La sua opera di diffusione mezzo stampa non si era però fermata, e ritroviamo articoli fino al 1930 che riguardano temi della Lega, come il ben documentato “Le crociate contro l’oppio”, argomento della conferenza indetta dalla Lega Internazionale Femminile a Ginevra il 28.4.1930.

E così la corraggiosa wilpfer fiorentina Virgina Tango Piatti “Agar”, che ha messo a rischio la sua libertà subendo ripercussioni gravi, e il suo lavoro di giornalista colpito da censura, si vede liquidata da un lato dalla sede centrale, che vuole lavarsi le mani della patata bollente del Regime italiano - né altro poteva fare per la sua costituzione apolitica - dall’altro dalle nuove “colleghe”, che agiscono nella sicurezza delle sedi estere.

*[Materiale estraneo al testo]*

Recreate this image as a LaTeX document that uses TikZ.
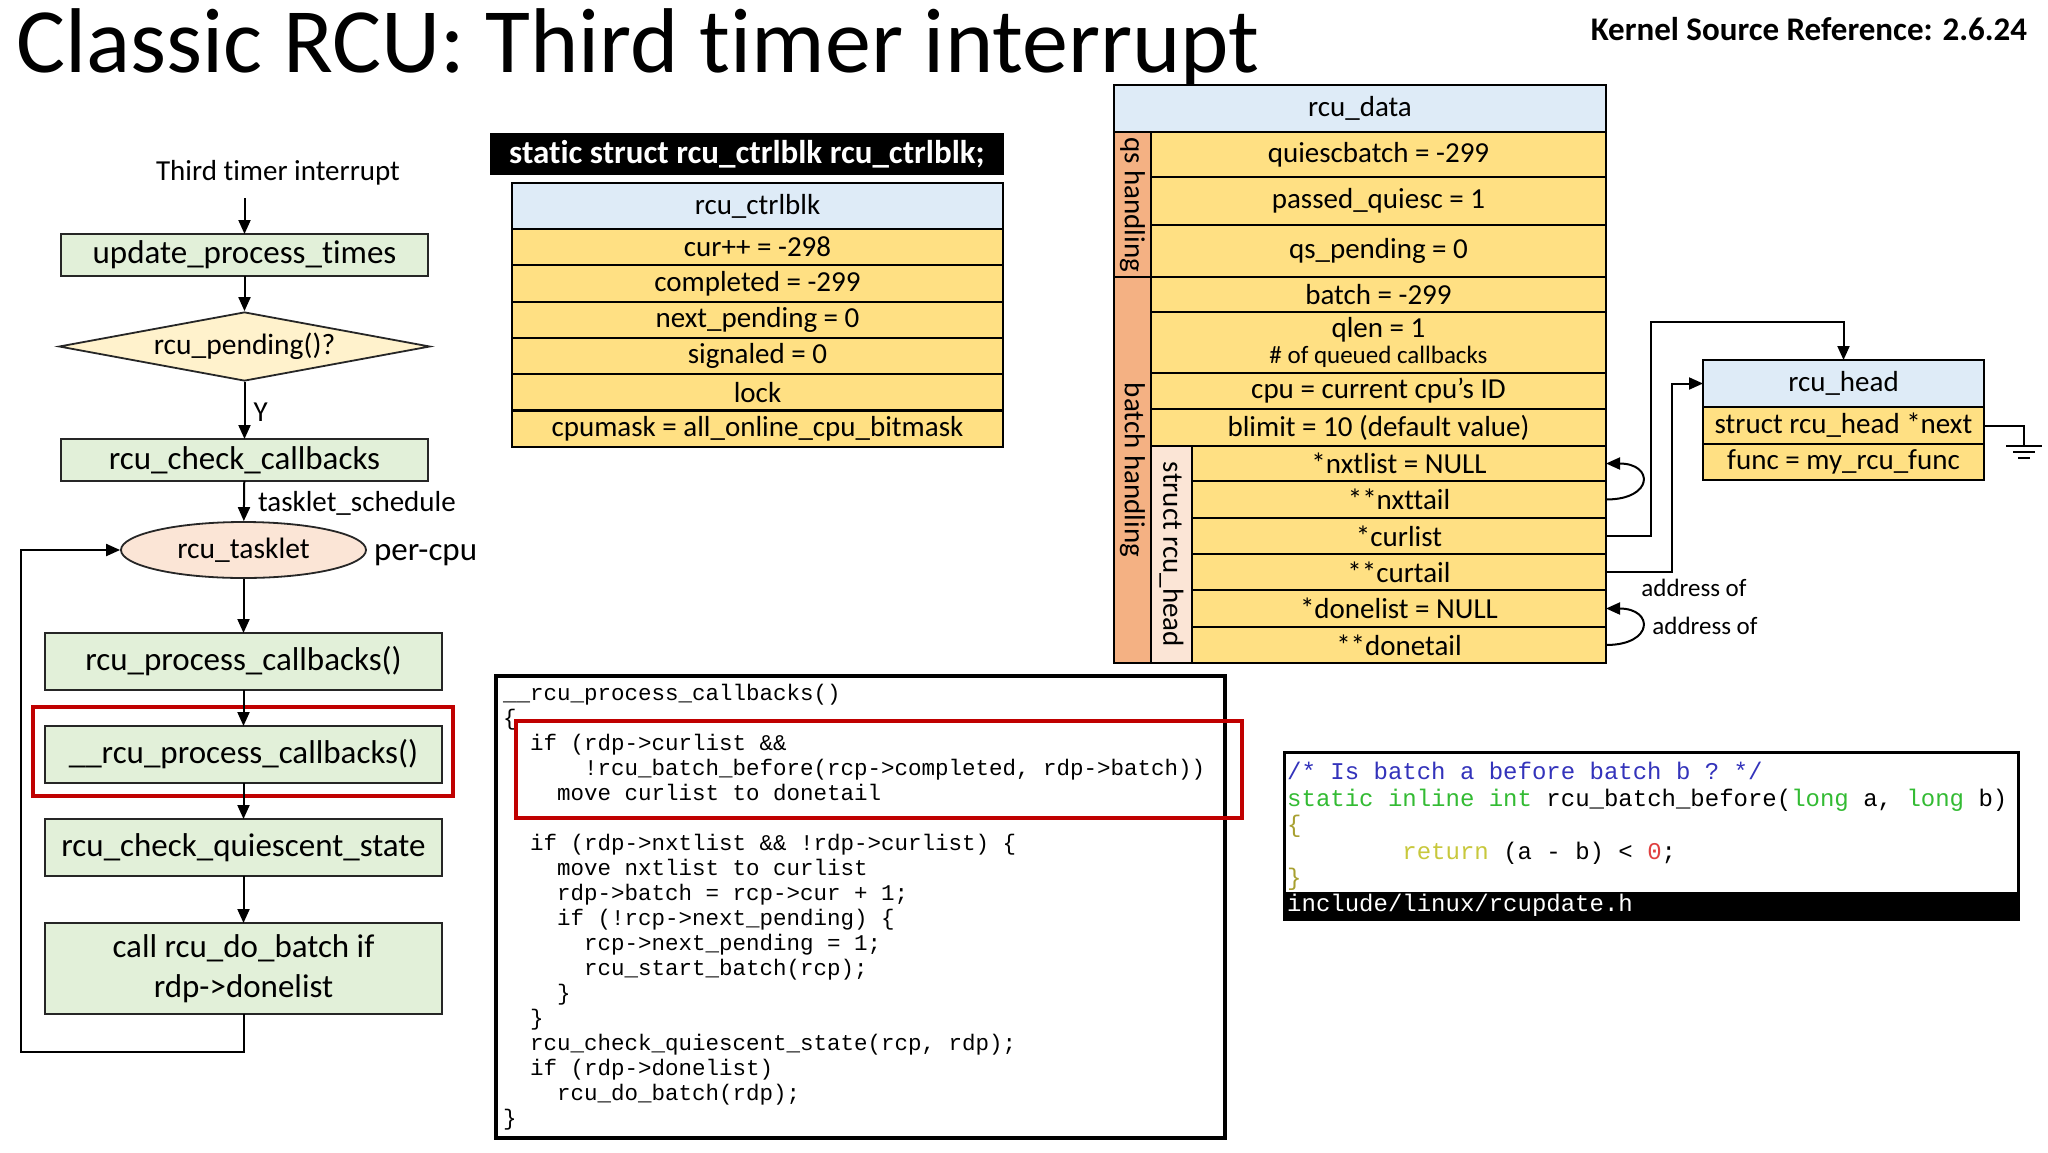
\documentclass[tikz,border=0pt]{standalone}
\usepackage{fontspec}
\setmainfont{Carlito}[Ligatures={TeX,NoCommon}]
\setmonofont{Liberation Mono}
\usetikzlibrary{arrows.meta,positioning,shapes.geometric,calc}
\definecolor{flowgreen}{HTML}{E2F0D9}
\definecolor{condyellow}{HTML}{FFF2CC}
\definecolor{taskpeach}{HTML}{FBE5D6}
\definecolor{headblue}{HTML}{DEEBF7}
\definecolor{fieldgold}{HTML}{FFE083}
\definecolor{grouporange}{HTML}{F4B183}
\definecolor{grouppink}{HTML}{FBE5D6}
\definecolor{markred}{HTML}{C00000}
\definecolor{cmtblue}{HTML}{3333BB}
\definecolor{kwgreen}{HTML}{33BB33}
\definecolor{retolive}{HTML}{C8C83C}
\definecolor{braceolive}{HTML}{A8A030}
\definecolor{numred}{HTML}{E04040}
\newcommand{\cind}[1]{\hspace*{#1\fontdimen2\font}}
\tikzset{
  flowbox/.style ={draw=black!85,line width=1.8pt,fill=flowgreen,align=center,inner sep=0pt,outer sep=0pt,
                   minimum width=397pt,minimum height=57pt,font=\fontsize{33}{40}\selectfont},
  cond/.style    ={draw=black!85,line width=1.8pt,fill=condyellow,diamond,aspect=5.4,inner sep=0pt,
                   minimum width=371pt,minimum height=69pt,font=\fontsize{29.5}{35}\selectfont},
  tasknode/.style={draw=black!85,line width=1.8pt,fill=taskpeach,ellipse,inner sep=0pt,
                   minimum width=245pt,minimum height=56pt,font=\fontsize{29.5}{35}\selectfont},
  arrow/.style   ={-{Triangle[length=14pt,width=12pt]},line width=2pt},
  note/.style    ={inner sep=0pt,font=\fontsize{29}{35}\selectfont},
  field/.style   ={draw,line width=2.2pt,fill=fieldgold,align=center,inner sep=0pt,outer sep=0pt,
                   font=\fontsize{29}{33}\selectfont},
  header/.style  ={field,fill=headblue},
  group/.style   ={draw,line width=2.2pt,rotate=-90,inner sep=0pt,outer sep=0pt,font=\fontsize{29}{33}\selectfont},
  codebox/.style ={draw,line width=4pt,fill=white,inner sep=0pt,outer sep=0pt},
  marker/.style  ={draw=markred,line width=4pt},
  code/.style    ={anchor=north west,align=left,inner sep=0pt}
}
\begin{document}
\begin{tikzpicture}[x=1pt,y=-1pt]
  \useasboundingbox (0,0) rectangle (2048,1152);
  \node[anchor=base west,inner sep=0pt,font=\fontsize{92}{100}\selectfont] (title) at (16,72) {Classic RCU: Third timer interrupt};
  \node[inner sep=0pt,font=\bfseries\fontsize{33}{40}\selectfont] (kref) at (1809,29) {Kernel Source Reference: 2.6.24};

  % flow chart
  \node[note] (trigger) at (278,173) {Third timer interrupt};
  \coordinate (entry) at (244.5,198);
  \node[flowbox,minimum width=367pt,minimum height=42pt] (upt) at (244.5,255) {update\_process\_times};
  \node[cond] (pend) at (244.5,346.5) {rcu\_pending()?};
  \node[flowbox,minimum width=367pt,minimum height=42pt] (chk) at (244.5,460) {rcu\_check\_callbacks};
  \node[tasknode] (task) at (243.5,550) {rcu\_tasklet};
  \node[note,font=\fontsize{33}{40}\selectfont,right=7pt of task,yshift=-5pt] (percpu) {per-cpu};
  \node[flowbox] (proc) at (243.5,661.5) {rcu\_process\_callbacks()};
  \node[flowbox] (uproc) at (243.5,754.5) {\_\_rcu\_process\_callbacks()};
  \node[flowbox] (quies) at (243.5,847.5) {rcu\_check\_quiescent\_state};
  \node[flowbox,minimum height=91pt] (dobatch) at (243.5,968.5) {call rcu\_do\_batch if\\rdp->donelist};
  \coordinate (loopc) at (21,1052);
  \draw[marker] (33,707) rectangle (453,796);
  \draw[arrow] (entry) -- (upt);
  \draw[arrow] (upt) -- (pend);
  \draw[arrow] (pend) -- node[note,right=8pt,yshift=-2pt] {Y} (chk);
  \draw[arrow] (chk) -- node[note,right=13pt,yshift=-2pt] {tasklet\_schedule} (task);
  \draw[arrow] (task) -- (proc);
  \draw[arrow] (proc) -- (uproc);
  \draw[arrow] (uproc) -- (quies);
  \draw[arrow] (quies) -- (dobatch);
  \draw[arrow] (dobatch.south) |- (loopc) |- (task.west);

  % rcu_ctrlblk
  \node[fill=black,text=white,inner sep=0pt,minimum width=514pt,minimum height=42pt,
        font=\bfseries\fontsize{33}{40}\selectfont] (cbtitle) at (747,154) {static struct rcu\_ctrlblk rcu\_ctrlblk;};
  \node[header,minimum width=491pt,minimum height=46pt] (cbhead) at (757.5,206) {rcu\_ctrlblk};
  \node[field,minimum width=491pt,minimum height=36.3pt,below=0pt of cbhead] (cbcur) {cur++ = -298};
  \node[field,minimum width=491pt,minimum height=36.3pt,below=0pt of cbcur]  (cbdone) {completed = -299};
  \node[field,minimum width=491pt,minimum height=36.3pt,below=0pt of cbdone] (cbnext) {next\_pending = 0};
  \node[field,minimum width=491pt,minimum height=36.3pt,below=0pt of cbnext] (cbsig) {signaled = 0};
  \node[field,minimum width=491pt,minimum height=36.3pt,below=0pt of cbsig]  (cblock) {lock};
  \node[field,minimum width=491pt,minimum height=36.3pt,below=0pt of cblock] (cbmask) {cpumask = all\_online\_cpu\_bitmask};

  % rcu_data
  \node[header,minimum width=492pt,minimum height=47pt] (dhead) at (1360,108.5) {rcu\_data};
  \node[field,minimum width=455pt,minimum height=45pt,anchor=north east] (dqb) at (dhead.south east) {quiescbatch = -299};
  \node[field,minimum width=455pt,minimum height=48pt,below=0pt of dqb]   (dpq) {passed\_quiesc = 1};
  \node[field,minimum width=455pt,minimum height=52pt,below=0pt of dpq]   (dqsp) {qs\_pending = 0};
  \node[field,minimum width=455pt,minimum height=35pt,below=0pt of dqsp]  (dbatch) {batch = -299};
  \node[field,minimum width=455pt,minimum height=61pt,below=0pt of dbatch] (dqlen) {qlen = 1\\[-7pt]{\fontsize{25}{30}\selectfont\# of queued callbacks}};
  \node[field,minimum width=455pt,minimum height=36pt,below=0pt of dqlen] (dcpu) {cpu = current cpu's ID};
  \node[field,minimum width=455pt,minimum height=37pt,below=0pt of dcpu]  (dblimit) {blimit = 10 (default value)};
  \node[field,minimum width=414pt,minimum height=35pt,anchor=north east] (nxtlist) at (dblimit.south east) {*nxtlist = NULL};
  \node[field,minimum width=414pt,minimum height=37pt,below=0pt of nxtlist]  (nxttail) {**nxttail};
  \node[field,minimum width=414pt,minimum height=36pt,below=0pt of nxttail]  (curlist) {*curlist};
  \node[field,minimum width=414pt,minimum height=36pt,below=0pt of curlist]  (curtail) {**curtail};
  \node[field,minimum width=414pt,minimum height=37pt,below=0pt of curtail]  (donelist) {*donelist = NULL};
  \node[field,minimum width=414pt,minimum height=36pt,below=0pt of donelist] (donetail) {**donetail};
  \node[group,fill=grouporange,minimum width=145pt,minimum height=37pt] (qsgrp) at (1132.5,204.5) {qs handling};
  \node[group,fill=grouporange,minimum width=386pt,minimum height=37pt] (bgrp) at (1132.5,470) {batch handling};
  \node[group,fill=grouppink,minimum width=217pt,minimum height=41pt] (hgrp) at (1171.5,554.5) {struct rcu\_head};

  % rcu_head
  \node[header,minimum width=281pt,minimum height=47pt] (hhead) at (1843.5,383.5) {rcu\_head};
  \node[field,minimum width=281pt,minimum height=37pt,below=0pt of hhead] (hnext) {struct rcu\_head *next};
  \node[field,minimum width=281pt,minimum height=36pt,below=0pt of hnext] (hfunc) {func = my\_rcu\_func};
  \coordinate (up) at (1651,322);
  \coordinate (gnd) at (2024,446);
  \draw[arrow] (curlist.east) -| (up) -| (hhead.north);
  \draw[arrow] (curtail.east) -- ++(66,0) |- (hhead.west);
  \draw[arrow] (nxttail.east) .. controls +(48,0) and +(48,0) .. (nxtlist.east);
  \draw[arrow] (donetail.east) .. controls +(48,0) and +(48,0) .. (donelist.east);
  \draw[line width=2pt] (hnext.east) -| (gnd);
  \draw[line width=2pt] ($(gnd)+(-18,0)$) -- ++(36,0)
                        ($(gnd)+(-11,6)$) -- ++(22,0)
                        ($(gnd)+(-6,12)$) -- ++(12,0);
  \node[note,font=\fontsize{25}{30}\selectfont] (addrA) at (1694,588) {address of};
  \node[note,font=\fontsize{25}{30}\selectfont] (addrB) at (1705,626) {address of};

  % __rcu_process_callbacks() code
  \node[codebox,minimum width=729pt,minimum height=462pt] (pbox) at (860.5,907) {};
  \node[code,font=\ttfamily\fontsize{22.5}{25}\selectfont] (pcode) at (503,684) {%
    \_\_rcu\_process\_callbacks()\\
    \{\\
    \cind{2}if (rdp->curlist \&\&\\
    \cind{6}!rcu\_batch\_before(rcp->completed, rdp->batch))\\
    \cind{4}move curlist to donetail\\
    \mbox{}\\
    \cind{2}if (rdp->nxtlist \&\& !rdp->curlist) \{\\
    \cind{4}move nxtlist to curlist\\
    \cind{4}rdp->batch = rcp->cur + 1;\\
    \cind{4}if (!rcp->next\_pending) \{\\
    \cind{6}rcp->next\_pending = 1;\\
    \cind{6}rcu\_start\_batch(rcp);\\
    \cind{4}\}\\
    \cind{2}\}\\
    \cind{2}rcu\_check\_quiescent\_state(rcp, rdp);\\
    \cind{2}if (rdp->donelist)\\
    \cind{4}rcu\_do\_batch(rdp);\\
    \}};
  \draw[marker] (516,721) rectangle (1242,818);

  % rcu_batch_before() code
  \node[codebox,line width=3pt,minimum width=734pt,minimum height=167pt] (hbox) at (1651,835.5) {};
  \node[fill=black,inner sep=0pt,outer sep=0pt,minimum width=734pt,minimum height=27pt,anchor=south west] (hstrip) at (hbox.south west) {};
  \node[code,font=\ttfamily\fontsize{24}{26.5}\selectfont] (hcode) at (1287,762) {%
    \textcolor{cmtblue}{/* Is batch a before batch b ? */}\\
    \textcolor{kwgreen}{static inline int} rcu\_batch\_before(\textcolor{kwgreen}{long} a, \textcolor{kwgreen}{long} b)\\
    \textcolor{braceolive}{\{}\\
    \cind{8}\textcolor{retolive}{return} (a - b) < \textcolor{numred}{0};\\
    \textcolor{braceolive}{\}}};
  \node[anchor=west,inner sep=0pt,text=white,font=\ttfamily\fontsize{24}{26.5}\selectfont] (hpath) at ($(hstrip.west)+(3,0)$) {include/linux/rcupdate.h};
\end{tikzpicture}
\end{document}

Poco conclusiva sarà la nuova collaborazione del gruppo delle residenti estere, e sulla storia del nostro pacifismo cala definitivamente l’ombra del Regime.

Non finisce qui la sua avventurosa vita, a Parigi, dove si reca il 1933, diventa recapito parigino di Angelo Tasca e Carlo Rosselli, e il figlio Rori, che si laurea alla Sorbona in ingegneria aeronautica, diventa attivo componente di Giustizia e Libertà.

Virginia a Parigi gode anche di un periodo gratificante per la sua attività di scrittrice, per la ristampa in francese dei suoi libri per ragazzi, e per articoli sotto pseudonimo inviati a riviste italiane, talvolta obbligate ad interrompere la collaborazione per la censura occhiuta.

Nonostante sia seguita dalla Polizia Politica Fascista tutta la sua corrispondenza, sistema le opere inconcluse di Leo Ferrero, recandosi anche a Ginevra ad incontrare l’amica Gina.

Studia per diventare  ècrivain de langue française e si cimenta nel cinema. Tenta, in ogni modo, di convincere il fraterno amico Roberto Bracco a raggiungerla a Parigi, senza però riuscirvi per la cattiva salute dell’amico.

Dal 1939 in Italia, sopravvissuta al bombardamento di Alpignano il febbraio 1943, viene arrestata a Torino per volantinaggio antifascista e rinchiusa alle Mantellate di Firenze.

Ottiene di essere accolta nei campi internati svizzeri, unica intellettuale non ebrea.

Trascorre, dopo la difficile quarantena, periodi felici accolta dall’amica Alice Descoudres, educatrice, dottore in Honorirs Causae.

A Lugano, ancora attiva nel giornalismo svizzero, vivrà gli anni più tranquilli della sua esistenza. Muore a Viganello (Lugano) il primo di luglio del 1958, all’età di 89 anni.

Oltre alle privazioni e difficoltà per il suo impegno pacifista e antifascista, mi preme ricordare che la censura di regime ha avuto l’odiosa responsabilità di imporre l’oblio a una delle più colte e brillanti giornaliste del suo tempo, che torna finalmente alla luce.

Biografia, bibliografia e note documentali in Gigliola Tallone, Virginia Tango Piatti. Una vita per la Pace. La vita, le opere, la corrispondenza. Ed. Transfinito, Soave 2010.